WORK TO COMPLETE:
Retype, word for word, the lines between the ones holding "Write a LaTeX" and "minimum width=185pt, minimum", inclusive; pictures stay out of the copy.

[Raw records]

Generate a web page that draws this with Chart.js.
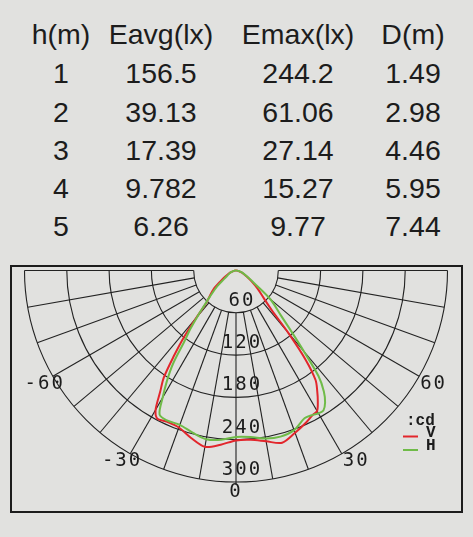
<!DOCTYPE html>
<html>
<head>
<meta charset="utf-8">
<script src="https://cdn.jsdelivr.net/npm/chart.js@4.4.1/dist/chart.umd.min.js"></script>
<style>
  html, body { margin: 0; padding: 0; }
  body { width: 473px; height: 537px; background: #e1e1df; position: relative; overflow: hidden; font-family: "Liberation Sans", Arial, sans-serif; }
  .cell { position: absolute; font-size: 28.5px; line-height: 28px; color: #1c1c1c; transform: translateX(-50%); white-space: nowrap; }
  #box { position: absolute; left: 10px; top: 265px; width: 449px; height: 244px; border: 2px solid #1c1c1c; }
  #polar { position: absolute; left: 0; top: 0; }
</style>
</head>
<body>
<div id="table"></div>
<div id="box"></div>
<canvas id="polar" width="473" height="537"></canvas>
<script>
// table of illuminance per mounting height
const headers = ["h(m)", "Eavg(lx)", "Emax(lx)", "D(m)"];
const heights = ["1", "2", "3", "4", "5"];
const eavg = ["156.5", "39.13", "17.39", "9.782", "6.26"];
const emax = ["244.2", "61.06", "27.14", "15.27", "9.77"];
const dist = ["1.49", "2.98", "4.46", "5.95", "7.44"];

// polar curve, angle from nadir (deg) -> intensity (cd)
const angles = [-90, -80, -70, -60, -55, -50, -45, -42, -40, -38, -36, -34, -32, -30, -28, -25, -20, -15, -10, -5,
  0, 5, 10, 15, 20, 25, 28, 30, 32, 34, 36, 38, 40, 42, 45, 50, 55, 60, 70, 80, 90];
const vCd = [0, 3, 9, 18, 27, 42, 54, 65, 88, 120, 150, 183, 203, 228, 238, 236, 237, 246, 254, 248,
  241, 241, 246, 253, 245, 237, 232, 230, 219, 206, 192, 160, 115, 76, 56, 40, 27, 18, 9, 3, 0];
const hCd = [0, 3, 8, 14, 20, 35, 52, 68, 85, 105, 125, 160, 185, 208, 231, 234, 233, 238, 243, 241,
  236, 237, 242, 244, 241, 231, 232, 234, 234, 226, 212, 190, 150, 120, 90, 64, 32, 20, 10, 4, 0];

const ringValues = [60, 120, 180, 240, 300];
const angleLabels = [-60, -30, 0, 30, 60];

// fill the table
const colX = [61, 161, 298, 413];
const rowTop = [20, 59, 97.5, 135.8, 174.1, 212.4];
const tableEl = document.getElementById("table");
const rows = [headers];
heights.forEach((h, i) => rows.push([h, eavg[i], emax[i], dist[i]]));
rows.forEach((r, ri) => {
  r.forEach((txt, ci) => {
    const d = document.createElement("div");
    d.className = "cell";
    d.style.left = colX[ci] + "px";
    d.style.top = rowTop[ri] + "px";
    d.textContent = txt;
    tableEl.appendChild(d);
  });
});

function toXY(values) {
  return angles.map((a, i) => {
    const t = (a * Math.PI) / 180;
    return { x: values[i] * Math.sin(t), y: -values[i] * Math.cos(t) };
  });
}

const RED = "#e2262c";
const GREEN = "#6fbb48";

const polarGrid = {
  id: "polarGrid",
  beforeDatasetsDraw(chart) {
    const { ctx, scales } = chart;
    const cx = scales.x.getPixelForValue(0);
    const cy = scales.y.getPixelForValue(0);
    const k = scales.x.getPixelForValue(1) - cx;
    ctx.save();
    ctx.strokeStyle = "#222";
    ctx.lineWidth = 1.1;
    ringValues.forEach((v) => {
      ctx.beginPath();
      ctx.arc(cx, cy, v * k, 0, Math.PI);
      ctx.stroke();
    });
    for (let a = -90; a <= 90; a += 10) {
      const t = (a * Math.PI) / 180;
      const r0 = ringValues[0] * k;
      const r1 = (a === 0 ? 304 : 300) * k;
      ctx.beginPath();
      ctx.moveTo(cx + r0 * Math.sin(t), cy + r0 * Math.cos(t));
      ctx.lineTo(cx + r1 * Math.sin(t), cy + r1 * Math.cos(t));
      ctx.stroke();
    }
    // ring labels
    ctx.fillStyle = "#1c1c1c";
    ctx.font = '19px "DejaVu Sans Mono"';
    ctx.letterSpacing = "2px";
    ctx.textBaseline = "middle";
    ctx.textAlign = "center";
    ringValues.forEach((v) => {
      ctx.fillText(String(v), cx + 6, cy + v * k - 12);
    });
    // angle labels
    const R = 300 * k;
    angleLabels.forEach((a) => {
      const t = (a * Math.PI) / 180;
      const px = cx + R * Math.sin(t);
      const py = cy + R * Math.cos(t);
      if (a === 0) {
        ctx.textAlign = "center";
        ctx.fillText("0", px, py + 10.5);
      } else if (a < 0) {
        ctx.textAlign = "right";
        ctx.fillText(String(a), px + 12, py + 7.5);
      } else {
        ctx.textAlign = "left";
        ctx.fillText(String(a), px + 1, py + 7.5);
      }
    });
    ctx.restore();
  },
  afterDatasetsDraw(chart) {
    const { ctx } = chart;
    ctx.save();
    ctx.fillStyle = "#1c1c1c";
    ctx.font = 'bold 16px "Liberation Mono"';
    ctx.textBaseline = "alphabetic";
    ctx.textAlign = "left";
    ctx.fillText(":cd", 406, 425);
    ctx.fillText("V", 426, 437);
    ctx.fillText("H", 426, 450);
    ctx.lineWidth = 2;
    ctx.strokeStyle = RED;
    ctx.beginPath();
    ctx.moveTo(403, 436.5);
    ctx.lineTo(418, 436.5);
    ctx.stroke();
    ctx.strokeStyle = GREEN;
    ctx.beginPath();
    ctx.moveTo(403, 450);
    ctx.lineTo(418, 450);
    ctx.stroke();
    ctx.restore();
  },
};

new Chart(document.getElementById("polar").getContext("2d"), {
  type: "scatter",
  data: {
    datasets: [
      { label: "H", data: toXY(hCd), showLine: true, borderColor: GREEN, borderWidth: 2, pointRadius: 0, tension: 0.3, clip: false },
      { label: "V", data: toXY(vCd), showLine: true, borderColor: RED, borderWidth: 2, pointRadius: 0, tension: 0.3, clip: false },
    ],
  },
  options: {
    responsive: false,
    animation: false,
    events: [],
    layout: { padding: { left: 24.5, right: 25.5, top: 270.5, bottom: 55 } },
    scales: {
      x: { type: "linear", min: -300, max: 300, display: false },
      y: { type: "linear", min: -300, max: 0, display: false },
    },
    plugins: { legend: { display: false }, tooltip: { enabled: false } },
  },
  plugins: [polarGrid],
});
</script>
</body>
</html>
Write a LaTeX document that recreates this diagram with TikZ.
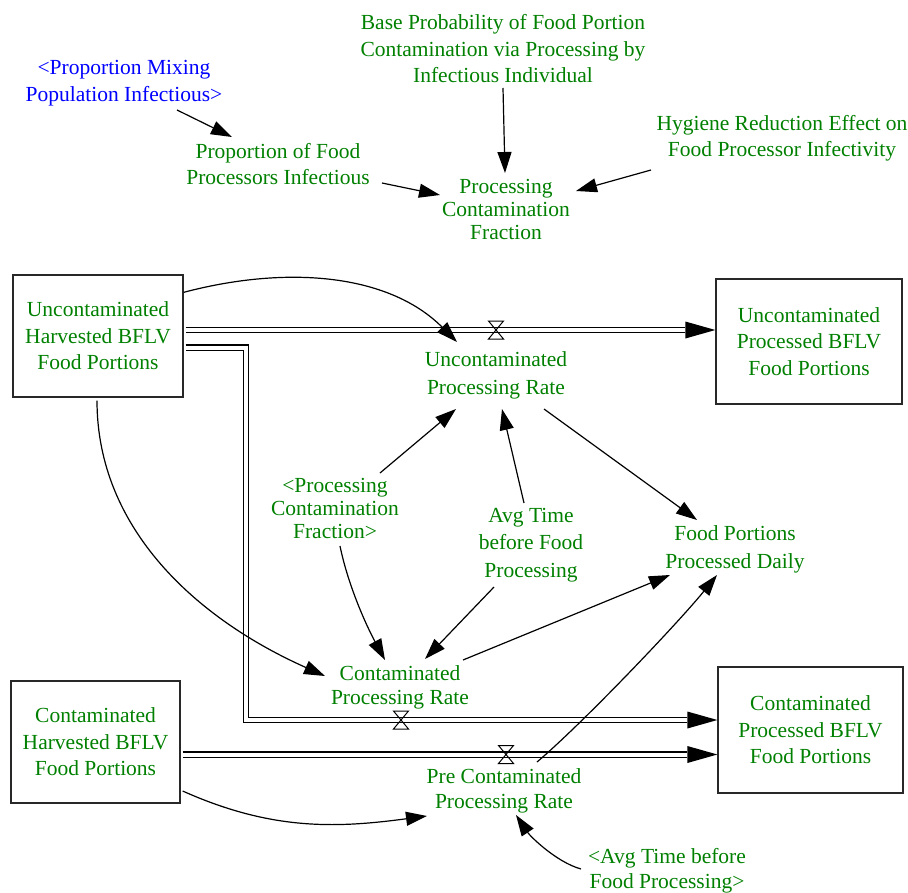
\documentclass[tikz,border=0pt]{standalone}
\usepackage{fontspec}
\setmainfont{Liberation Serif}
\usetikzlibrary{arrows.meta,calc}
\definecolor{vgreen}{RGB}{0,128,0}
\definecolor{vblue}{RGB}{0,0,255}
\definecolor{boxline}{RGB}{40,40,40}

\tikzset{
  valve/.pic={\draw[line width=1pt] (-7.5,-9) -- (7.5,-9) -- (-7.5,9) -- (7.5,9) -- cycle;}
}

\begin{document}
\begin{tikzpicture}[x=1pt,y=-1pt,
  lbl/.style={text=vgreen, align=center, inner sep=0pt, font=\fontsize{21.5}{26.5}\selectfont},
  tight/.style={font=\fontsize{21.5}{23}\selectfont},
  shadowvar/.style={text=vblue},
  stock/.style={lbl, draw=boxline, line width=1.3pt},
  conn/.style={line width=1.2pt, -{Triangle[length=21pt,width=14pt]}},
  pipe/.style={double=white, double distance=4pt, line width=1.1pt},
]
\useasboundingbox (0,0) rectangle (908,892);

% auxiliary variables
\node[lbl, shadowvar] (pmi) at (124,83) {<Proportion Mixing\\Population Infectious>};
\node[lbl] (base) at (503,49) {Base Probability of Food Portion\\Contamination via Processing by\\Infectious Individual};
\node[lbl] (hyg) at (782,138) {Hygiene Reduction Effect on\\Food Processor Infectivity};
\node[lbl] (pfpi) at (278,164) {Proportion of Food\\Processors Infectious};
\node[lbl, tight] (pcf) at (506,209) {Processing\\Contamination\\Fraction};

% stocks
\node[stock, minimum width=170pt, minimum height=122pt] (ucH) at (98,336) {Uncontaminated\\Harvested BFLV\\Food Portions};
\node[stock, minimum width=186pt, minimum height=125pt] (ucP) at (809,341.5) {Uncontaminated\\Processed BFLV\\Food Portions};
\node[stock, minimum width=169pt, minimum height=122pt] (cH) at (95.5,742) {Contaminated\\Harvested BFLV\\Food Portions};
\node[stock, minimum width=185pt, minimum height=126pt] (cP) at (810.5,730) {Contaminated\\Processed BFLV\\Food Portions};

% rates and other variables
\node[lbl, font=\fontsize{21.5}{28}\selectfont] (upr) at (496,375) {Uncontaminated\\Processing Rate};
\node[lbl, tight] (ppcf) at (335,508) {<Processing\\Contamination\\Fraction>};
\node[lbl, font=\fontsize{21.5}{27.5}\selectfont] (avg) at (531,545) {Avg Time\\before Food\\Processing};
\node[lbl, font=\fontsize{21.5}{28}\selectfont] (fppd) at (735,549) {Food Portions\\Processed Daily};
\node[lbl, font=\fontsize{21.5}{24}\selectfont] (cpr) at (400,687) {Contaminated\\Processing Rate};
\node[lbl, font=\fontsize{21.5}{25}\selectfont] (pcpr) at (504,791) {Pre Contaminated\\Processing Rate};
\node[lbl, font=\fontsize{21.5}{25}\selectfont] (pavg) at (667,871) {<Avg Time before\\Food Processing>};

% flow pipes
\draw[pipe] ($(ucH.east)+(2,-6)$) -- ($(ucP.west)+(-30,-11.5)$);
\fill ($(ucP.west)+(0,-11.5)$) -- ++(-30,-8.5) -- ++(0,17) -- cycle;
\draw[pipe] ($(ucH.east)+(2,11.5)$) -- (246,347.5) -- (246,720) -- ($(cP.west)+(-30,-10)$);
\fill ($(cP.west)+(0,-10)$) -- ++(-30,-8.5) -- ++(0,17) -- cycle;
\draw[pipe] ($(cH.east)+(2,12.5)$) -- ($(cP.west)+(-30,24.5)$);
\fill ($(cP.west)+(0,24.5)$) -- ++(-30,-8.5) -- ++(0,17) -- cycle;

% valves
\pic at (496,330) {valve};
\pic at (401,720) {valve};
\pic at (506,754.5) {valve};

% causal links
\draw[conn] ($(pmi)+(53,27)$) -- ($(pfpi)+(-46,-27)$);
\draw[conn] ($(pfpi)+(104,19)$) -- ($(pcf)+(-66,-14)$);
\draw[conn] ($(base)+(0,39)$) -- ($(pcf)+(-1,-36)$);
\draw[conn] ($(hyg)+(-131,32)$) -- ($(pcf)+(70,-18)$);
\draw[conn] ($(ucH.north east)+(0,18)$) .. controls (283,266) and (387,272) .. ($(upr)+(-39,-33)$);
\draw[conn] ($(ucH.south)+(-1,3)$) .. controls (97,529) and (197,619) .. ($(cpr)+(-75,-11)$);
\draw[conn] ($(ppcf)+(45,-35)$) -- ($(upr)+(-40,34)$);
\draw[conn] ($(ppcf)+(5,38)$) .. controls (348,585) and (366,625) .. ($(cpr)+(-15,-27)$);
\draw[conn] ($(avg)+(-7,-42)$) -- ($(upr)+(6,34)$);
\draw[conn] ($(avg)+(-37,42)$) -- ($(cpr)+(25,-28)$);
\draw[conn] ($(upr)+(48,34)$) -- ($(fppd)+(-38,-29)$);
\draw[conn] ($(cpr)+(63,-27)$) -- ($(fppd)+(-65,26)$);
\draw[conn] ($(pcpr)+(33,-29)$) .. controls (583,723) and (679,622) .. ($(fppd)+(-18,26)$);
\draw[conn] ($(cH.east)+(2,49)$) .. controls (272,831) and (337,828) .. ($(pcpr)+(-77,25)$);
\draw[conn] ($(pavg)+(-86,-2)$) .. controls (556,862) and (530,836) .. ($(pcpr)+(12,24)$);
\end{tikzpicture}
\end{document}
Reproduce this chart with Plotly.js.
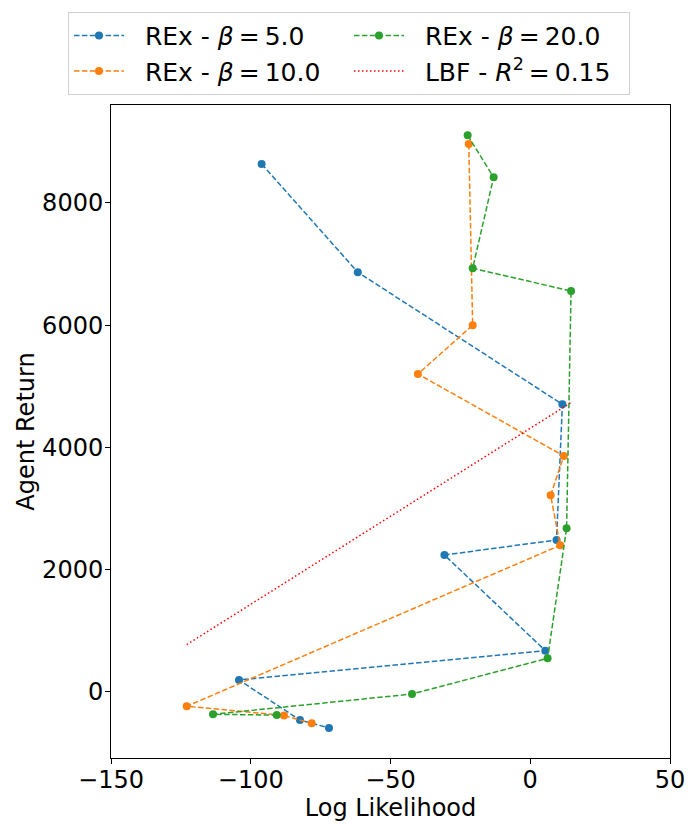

RESPONSE TO THIS EXERCISE:
Write a LaTeX document that recreates this diagram with TikZ.
\documentclass[tikz,border=0pt]{standalone}
\usepackage{fontspec}
\setmainfont{Liberation Serif}
\usetikzlibrary{arrows.meta,calc}
\definecolor{vgreen}{RGB}{0,128,0}
\definecolor{vblue}{RGB}{0,0,255}
\definecolor{boxline}{RGB}{40,40,40}

\tikzset{
  valve/.pic={\draw[line width=1pt] (-7.5,-9) -- (7.5,-9) -- (-7.5,9) -- (7.5,9) -- cycle;}
}

\begin{document}
\begin{tikzpicture}[x=1pt,y=-1pt,
  lbl/.style={text=vgreen, align=center, inner sep=0pt, font=\fontsize{21.5}{26.5}\selectfont},
  tight/.style={font=\fontsize{21.5}{23}\selectfont},
  shadowvar/.style={text=vblue},
  stock/.style={lbl, draw=boxline, line width=1.3pt},
  conn/.style={line width=1.2pt, -{Triangle[length=21pt,width=14pt]}},
  pipe/.style={double=white, double distance=4pt, line width=1.1pt},
]
\useasboundingbox (0,0) rectangle (908,892);

% auxiliary variables
\node[lbl, shadowvar] (pmi) at (124,83) {<Proportion Mixing\\Population Infectious>};
\node[lbl] (base) at (503,49) {Base Probability of Food Portion\\Contamination via Processing by\\Infectious Individual};
\node[lbl] (hyg) at (782,138) {Hygiene Reduction Effect on\\Food Processor Infectivity};
\node[lbl] (pfpi) at (278,164) {Proportion of Food\\Processors Infectious};
\node[lbl, tight] (pcf) at (506,209) {Processing\\Contamination\\Fraction};

% stocks
\node[stock, minimum width=170pt, minimum height=122pt] (ucH) at (98,336) {Uncontaminated\\Harvested BFLV\\Food Portions};
\node[stock, minimum width=186pt, minimum height=125pt] (ucP) at (809,341.5) {Uncontaminated\\Processed BFLV\\Food Portions};
\node[stock, minimum width=169pt, minimum height=122pt] (cH) at (95.5,742) {Contaminated\\Harvested BFLV\\Food Portions};
\node[stock, minimum width=185pt, minimum height=126pt] (cP) at (810.5,730) {Contaminated\\Processed BFLV\\Food Portions};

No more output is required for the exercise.